The good news is the Washington Nationals have 161 regular season games remaining on their regular season schedule, and there will be plenty of games to celebrate wins. Lamenting frustrating losses usually only stings until you get to the next win which can never come soon enough especially when the team has a scheduled off-day like today. What happens on Saturday and Sunday and beyond could be telling on what this Washington Nationals team is all about beyond what we saw from the manager yesterday, but beyond what transpired with the manager, the players have to execute and a 1-for-7 in RISP spots has to be better.
Tomorrow’s matchup is between two more high-powered arms as Noah Syndergaard of the Mets and Stephen Strasburg face-off. There is not a lot of match-up data beyond that Anthony Rendon has hit Syndergaard well, and in smaller doses Adam Eaton has as well. On the other side Trea Turner, Juan Soto and Kurt Suzuki have not figured him out. We will see how Davey Martinez lines up his players in this one.
Syndergaard does have a 5.79 ERA in Nationals Park for anyone curious about the 6’6″ long-haired pitcher. In contrast, Strasburg’s first starts of the season have been excellent, and in the last 3 seasons combined he has sported a 1.86 ERA. In fact, the San Diego native has a 3.14 ERA in the month of April which is an indicator of how much he likes the non-humid months in Washington D.C.

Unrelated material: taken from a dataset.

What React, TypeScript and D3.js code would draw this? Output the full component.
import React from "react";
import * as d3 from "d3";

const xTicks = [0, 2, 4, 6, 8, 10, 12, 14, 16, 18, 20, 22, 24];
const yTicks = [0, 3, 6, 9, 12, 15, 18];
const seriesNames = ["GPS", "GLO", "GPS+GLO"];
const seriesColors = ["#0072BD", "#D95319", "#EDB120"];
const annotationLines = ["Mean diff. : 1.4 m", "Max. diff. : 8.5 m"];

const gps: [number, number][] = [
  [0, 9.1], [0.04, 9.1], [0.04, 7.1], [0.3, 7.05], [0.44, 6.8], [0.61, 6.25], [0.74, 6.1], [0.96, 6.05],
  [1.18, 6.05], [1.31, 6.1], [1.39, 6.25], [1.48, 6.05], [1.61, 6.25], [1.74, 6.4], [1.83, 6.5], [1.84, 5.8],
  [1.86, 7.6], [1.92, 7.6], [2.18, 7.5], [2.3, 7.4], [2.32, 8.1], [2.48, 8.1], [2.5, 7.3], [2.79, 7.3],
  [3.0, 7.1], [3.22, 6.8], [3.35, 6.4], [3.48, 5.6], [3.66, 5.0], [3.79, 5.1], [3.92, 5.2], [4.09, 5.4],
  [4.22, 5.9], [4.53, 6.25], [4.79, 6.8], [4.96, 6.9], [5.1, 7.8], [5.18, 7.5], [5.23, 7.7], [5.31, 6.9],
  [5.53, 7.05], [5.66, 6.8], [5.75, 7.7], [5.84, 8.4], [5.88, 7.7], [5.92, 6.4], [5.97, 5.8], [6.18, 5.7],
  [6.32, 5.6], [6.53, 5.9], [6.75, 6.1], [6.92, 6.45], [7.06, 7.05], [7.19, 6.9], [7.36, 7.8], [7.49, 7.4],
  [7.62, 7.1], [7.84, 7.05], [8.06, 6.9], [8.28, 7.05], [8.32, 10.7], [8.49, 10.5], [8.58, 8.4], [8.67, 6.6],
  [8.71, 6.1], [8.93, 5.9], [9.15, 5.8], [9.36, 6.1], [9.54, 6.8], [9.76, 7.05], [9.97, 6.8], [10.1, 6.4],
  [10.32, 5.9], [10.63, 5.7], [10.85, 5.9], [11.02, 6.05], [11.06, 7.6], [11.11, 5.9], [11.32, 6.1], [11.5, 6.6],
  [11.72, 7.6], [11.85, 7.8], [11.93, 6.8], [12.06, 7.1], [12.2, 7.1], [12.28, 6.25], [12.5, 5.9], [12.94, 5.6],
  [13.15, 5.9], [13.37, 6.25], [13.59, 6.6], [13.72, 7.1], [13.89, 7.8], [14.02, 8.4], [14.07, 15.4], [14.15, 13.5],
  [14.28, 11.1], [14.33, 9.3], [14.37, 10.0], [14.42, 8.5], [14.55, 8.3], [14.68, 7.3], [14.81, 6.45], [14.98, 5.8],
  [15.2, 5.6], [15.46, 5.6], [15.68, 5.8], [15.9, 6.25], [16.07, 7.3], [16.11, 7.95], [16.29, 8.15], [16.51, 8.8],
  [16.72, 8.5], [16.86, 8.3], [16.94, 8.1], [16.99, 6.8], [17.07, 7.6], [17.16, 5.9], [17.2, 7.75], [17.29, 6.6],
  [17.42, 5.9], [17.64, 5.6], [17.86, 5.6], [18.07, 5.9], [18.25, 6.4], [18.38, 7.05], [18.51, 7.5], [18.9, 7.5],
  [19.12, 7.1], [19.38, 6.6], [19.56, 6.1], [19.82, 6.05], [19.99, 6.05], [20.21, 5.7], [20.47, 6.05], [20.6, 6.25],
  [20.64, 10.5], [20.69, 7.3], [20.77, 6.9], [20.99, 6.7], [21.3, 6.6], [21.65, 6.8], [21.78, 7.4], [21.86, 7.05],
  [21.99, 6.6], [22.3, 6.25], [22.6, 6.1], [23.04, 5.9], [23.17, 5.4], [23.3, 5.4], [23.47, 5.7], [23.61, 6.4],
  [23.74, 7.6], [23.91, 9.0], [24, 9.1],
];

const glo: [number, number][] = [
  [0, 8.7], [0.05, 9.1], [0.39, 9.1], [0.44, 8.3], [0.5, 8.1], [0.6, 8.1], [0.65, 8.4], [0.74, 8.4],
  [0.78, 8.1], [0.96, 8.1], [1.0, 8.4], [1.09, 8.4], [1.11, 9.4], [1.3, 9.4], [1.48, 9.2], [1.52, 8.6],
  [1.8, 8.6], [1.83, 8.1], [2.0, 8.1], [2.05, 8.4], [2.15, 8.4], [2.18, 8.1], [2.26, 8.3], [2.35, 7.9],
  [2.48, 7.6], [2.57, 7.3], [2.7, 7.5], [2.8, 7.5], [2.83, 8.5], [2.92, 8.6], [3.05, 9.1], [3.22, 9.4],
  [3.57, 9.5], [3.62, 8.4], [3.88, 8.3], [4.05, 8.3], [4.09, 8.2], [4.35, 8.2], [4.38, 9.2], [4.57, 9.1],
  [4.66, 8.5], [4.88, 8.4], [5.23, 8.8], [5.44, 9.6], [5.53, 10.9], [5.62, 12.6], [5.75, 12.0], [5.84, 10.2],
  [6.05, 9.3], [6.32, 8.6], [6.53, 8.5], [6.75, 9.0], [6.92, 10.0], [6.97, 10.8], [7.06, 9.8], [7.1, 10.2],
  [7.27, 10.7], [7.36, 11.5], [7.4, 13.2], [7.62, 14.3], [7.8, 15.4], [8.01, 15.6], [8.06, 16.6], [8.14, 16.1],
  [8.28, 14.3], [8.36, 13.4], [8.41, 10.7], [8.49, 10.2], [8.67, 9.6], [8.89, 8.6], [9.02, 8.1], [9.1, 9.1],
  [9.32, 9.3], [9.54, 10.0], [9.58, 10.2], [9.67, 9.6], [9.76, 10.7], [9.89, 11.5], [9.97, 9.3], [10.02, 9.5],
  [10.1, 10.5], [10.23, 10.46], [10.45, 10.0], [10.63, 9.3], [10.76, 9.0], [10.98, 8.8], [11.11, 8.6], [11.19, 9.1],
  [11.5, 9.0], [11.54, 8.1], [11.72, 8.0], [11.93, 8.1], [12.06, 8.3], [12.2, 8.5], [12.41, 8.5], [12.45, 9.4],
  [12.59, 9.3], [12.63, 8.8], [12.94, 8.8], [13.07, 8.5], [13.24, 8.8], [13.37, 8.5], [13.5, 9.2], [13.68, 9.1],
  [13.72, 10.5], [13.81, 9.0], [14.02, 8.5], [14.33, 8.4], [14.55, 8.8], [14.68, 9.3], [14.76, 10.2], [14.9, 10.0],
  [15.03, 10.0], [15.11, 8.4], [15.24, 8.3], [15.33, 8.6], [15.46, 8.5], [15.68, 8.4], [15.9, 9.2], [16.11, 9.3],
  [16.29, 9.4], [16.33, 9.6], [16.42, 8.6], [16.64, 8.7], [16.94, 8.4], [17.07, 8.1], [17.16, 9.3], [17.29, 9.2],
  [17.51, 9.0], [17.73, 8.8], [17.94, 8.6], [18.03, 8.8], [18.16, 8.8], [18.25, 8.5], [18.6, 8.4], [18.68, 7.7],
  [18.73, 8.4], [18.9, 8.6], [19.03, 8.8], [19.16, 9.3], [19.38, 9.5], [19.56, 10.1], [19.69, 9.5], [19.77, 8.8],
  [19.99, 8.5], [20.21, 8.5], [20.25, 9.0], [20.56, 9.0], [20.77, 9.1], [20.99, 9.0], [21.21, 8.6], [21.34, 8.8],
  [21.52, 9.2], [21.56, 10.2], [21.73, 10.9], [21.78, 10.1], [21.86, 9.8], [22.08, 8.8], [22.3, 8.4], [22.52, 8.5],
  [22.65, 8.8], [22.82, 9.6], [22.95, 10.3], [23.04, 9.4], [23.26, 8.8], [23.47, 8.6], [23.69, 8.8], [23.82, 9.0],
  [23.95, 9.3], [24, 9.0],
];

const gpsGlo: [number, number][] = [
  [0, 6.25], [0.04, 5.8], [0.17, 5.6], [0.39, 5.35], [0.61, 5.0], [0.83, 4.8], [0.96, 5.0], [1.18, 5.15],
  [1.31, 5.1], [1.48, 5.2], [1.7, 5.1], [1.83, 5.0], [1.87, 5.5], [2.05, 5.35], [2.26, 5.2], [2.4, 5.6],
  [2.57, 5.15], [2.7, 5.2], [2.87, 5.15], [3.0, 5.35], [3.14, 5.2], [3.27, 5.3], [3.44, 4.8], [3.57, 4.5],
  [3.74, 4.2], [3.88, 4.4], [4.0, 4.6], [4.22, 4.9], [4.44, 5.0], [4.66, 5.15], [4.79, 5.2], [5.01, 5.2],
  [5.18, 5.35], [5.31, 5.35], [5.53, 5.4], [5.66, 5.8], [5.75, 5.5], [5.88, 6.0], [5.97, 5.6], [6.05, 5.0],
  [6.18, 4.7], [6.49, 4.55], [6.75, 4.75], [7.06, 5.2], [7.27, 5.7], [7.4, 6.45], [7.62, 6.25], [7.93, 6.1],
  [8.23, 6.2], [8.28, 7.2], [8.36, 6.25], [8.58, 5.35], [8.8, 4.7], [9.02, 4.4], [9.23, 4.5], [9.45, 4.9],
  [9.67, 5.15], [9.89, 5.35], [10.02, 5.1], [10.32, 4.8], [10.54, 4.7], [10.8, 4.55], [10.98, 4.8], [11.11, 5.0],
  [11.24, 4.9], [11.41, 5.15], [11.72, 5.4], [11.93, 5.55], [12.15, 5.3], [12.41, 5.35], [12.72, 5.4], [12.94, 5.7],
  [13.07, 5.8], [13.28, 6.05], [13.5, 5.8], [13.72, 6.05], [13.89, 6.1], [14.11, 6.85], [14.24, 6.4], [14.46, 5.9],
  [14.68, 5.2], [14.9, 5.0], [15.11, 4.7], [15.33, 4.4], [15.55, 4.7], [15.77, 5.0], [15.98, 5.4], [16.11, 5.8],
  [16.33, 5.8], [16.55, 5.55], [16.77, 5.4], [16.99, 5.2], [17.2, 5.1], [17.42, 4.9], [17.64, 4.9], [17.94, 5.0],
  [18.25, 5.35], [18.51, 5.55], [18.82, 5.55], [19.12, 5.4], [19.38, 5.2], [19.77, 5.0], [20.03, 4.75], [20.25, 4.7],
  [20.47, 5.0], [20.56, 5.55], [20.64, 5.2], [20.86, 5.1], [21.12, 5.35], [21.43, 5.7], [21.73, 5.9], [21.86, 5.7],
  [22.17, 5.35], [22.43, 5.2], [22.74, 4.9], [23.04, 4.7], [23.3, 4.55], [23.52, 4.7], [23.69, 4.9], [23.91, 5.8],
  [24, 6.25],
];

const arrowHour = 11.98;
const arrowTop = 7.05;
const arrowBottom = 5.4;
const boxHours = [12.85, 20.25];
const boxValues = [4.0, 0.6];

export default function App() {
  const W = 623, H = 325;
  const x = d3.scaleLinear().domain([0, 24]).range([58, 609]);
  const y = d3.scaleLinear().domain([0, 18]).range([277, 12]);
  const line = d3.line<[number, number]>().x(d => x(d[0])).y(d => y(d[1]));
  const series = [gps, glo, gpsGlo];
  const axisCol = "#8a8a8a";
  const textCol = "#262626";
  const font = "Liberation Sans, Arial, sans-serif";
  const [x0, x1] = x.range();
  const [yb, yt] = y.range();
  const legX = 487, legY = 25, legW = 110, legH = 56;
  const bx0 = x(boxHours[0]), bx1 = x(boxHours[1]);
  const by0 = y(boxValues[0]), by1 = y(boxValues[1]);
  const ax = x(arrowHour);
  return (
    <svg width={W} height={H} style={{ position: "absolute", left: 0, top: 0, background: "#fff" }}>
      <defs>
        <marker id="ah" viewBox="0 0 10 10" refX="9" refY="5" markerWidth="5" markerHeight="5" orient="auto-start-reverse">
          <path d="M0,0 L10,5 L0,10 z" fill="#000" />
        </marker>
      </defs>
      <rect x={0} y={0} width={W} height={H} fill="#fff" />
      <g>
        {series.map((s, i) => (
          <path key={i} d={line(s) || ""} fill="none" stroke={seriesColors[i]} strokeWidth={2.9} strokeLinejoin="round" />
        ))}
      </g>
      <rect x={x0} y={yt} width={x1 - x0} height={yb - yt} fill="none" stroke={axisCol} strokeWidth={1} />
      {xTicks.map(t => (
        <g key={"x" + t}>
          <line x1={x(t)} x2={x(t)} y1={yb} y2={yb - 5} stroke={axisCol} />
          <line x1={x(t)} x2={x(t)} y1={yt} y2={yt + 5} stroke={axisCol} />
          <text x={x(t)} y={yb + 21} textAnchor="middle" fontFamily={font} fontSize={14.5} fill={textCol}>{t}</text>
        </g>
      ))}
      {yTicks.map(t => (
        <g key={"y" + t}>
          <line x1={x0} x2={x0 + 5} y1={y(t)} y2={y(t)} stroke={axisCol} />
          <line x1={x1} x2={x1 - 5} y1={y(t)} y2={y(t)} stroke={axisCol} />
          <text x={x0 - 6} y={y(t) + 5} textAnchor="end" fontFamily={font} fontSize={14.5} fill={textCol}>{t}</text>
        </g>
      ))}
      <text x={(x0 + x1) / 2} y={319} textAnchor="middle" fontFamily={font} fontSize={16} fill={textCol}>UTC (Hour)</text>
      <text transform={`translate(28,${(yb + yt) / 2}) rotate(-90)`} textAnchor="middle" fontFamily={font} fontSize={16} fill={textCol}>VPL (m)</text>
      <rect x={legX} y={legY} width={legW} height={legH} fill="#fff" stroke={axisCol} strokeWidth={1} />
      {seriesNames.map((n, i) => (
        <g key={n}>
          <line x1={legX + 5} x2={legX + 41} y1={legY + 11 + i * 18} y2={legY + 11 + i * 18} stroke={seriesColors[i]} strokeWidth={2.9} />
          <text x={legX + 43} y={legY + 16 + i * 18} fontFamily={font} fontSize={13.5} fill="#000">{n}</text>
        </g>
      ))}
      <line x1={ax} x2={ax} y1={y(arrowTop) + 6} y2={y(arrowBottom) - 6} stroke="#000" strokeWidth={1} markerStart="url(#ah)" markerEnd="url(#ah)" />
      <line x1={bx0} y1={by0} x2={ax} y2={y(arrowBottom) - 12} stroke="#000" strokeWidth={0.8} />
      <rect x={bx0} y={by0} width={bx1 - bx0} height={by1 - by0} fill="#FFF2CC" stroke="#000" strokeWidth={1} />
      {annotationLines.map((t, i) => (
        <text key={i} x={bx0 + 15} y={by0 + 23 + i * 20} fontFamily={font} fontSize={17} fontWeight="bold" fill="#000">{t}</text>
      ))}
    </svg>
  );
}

As we analytically prepare for these games, the best pitchers in the league generally dominate the opposing line-ups, but there are usually a few players who buck that trend. Figuring out the combinations to thwart the competition is part of the chess match. This is a game that looks like Ryan Zimmerman should start at first base over Matt Adams based on the small sample sizes and Yan Gomes over Suzuki. The one piece of caution to the wind is that there have been so many days off this week, and the coaches must make sure they are getting the players some at-bats to keep their timing right.
Manager Dave Martinez answered the question of leaving first base open on the batter ahead of Zimmerman because we saw on Opening Day the situation where Trea Turner stole 2nd base leaving first base open and Jacob deGrom pitched around Juan Soto and walked him to face Zimmerman.
“For me, if they want to [walk the batter], they got a dangerous hitter in Zim to face, they really do,” Martinez said. “Zim has driven in a lot of runs in his career, and we are okay with them [walking batters in front of Zimmerman]. Soto, we talked about him taking his walks, and he’ll do that.”
Just like shifts, managers will keep pitching around batters as their strategy until you start making them pay for the disrespect. If Zimmerman can thwart their strategy of pitching around the batters ahead of him in key spots, they will stop doing it. This was no different last year. In 2017, Zimmerman made the other teams pay for it hence they stopped doing it. This is a new year so we will see if this strategy works.
These are the little nuances of the game, and if you blinked you missed the first inning strategy by Mets manager Mickey Callaway. Trea Turner stole second base during Juan Soto’s at-bat, and then Jacob deGrom fired four balls in a row to put Soto on first base and face Zimmerman who smoked a pitch at 110 mph right at 3rd baseman Jeff McNeil who put up his glove instinctively to snare the 3rd out. The game of inches went the Mets way there. They might not be so lucky tomorrow.